**GIVEN REQUEST**
Give only the number of lines in these records that contain the word "this".

(Extracted records)
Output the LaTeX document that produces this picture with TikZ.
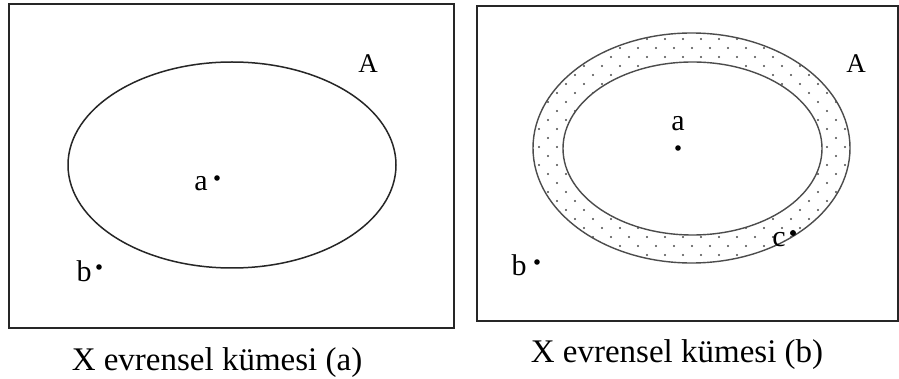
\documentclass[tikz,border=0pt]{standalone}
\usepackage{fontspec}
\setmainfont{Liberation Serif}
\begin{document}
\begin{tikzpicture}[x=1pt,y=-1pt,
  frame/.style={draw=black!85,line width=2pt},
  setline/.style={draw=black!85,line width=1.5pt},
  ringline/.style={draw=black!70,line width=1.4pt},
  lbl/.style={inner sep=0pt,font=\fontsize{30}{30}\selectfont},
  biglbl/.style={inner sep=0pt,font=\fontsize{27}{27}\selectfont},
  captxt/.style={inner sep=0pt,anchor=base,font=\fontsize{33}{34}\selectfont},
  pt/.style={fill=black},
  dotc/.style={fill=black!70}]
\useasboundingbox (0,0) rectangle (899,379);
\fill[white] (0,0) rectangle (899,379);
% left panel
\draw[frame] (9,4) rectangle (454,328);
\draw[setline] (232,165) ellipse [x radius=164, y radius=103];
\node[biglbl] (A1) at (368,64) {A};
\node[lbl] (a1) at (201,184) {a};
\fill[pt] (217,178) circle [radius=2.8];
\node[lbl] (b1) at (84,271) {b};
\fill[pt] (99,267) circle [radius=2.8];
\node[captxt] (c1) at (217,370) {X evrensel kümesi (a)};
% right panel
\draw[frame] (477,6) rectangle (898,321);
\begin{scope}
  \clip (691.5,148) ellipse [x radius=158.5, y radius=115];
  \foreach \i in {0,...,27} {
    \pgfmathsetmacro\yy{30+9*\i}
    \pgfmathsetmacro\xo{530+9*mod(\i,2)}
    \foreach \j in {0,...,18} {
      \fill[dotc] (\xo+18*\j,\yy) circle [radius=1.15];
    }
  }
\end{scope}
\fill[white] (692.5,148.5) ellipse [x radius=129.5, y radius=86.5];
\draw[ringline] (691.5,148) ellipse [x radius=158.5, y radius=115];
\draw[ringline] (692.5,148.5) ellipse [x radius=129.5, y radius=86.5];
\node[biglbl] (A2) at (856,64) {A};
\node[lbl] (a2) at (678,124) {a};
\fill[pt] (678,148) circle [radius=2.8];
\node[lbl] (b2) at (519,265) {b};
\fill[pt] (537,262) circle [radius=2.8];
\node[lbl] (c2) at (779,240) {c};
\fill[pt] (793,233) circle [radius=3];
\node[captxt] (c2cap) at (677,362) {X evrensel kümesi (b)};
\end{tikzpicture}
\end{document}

==

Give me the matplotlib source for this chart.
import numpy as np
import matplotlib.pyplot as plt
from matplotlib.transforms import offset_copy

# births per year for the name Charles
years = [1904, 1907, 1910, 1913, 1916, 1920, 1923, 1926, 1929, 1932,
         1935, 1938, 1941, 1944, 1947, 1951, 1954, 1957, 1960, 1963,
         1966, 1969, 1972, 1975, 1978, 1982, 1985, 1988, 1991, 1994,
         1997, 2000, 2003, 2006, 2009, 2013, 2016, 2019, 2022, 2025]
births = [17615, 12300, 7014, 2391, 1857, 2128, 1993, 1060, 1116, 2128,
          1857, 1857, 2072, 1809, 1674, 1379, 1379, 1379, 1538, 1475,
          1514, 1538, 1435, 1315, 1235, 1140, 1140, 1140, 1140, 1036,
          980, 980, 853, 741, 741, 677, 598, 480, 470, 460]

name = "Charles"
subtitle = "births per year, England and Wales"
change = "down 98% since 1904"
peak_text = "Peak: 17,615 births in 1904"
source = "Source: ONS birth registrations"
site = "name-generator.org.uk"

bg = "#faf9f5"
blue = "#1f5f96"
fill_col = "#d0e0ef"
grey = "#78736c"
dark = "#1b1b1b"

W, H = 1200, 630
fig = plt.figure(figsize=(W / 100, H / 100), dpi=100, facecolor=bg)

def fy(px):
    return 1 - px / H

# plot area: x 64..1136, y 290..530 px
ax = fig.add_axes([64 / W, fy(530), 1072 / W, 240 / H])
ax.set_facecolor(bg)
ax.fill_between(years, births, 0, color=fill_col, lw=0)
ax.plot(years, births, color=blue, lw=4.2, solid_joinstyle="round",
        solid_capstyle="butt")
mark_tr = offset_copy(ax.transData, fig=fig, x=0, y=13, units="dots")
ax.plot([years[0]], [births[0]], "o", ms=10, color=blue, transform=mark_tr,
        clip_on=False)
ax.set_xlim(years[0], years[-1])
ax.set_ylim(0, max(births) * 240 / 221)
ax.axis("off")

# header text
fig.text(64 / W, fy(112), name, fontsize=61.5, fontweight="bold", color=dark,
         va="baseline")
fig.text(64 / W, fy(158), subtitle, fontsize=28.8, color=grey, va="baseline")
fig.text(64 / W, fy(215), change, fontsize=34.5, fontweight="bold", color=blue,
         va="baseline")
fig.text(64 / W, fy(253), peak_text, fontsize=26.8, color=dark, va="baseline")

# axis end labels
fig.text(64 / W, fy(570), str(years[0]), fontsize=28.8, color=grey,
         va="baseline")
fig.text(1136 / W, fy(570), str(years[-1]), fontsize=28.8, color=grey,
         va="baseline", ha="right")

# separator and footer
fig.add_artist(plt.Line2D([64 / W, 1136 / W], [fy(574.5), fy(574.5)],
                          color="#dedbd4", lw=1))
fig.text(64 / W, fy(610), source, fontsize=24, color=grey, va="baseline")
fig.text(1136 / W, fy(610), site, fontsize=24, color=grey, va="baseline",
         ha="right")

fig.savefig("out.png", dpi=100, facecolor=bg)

**RESPONSE**
2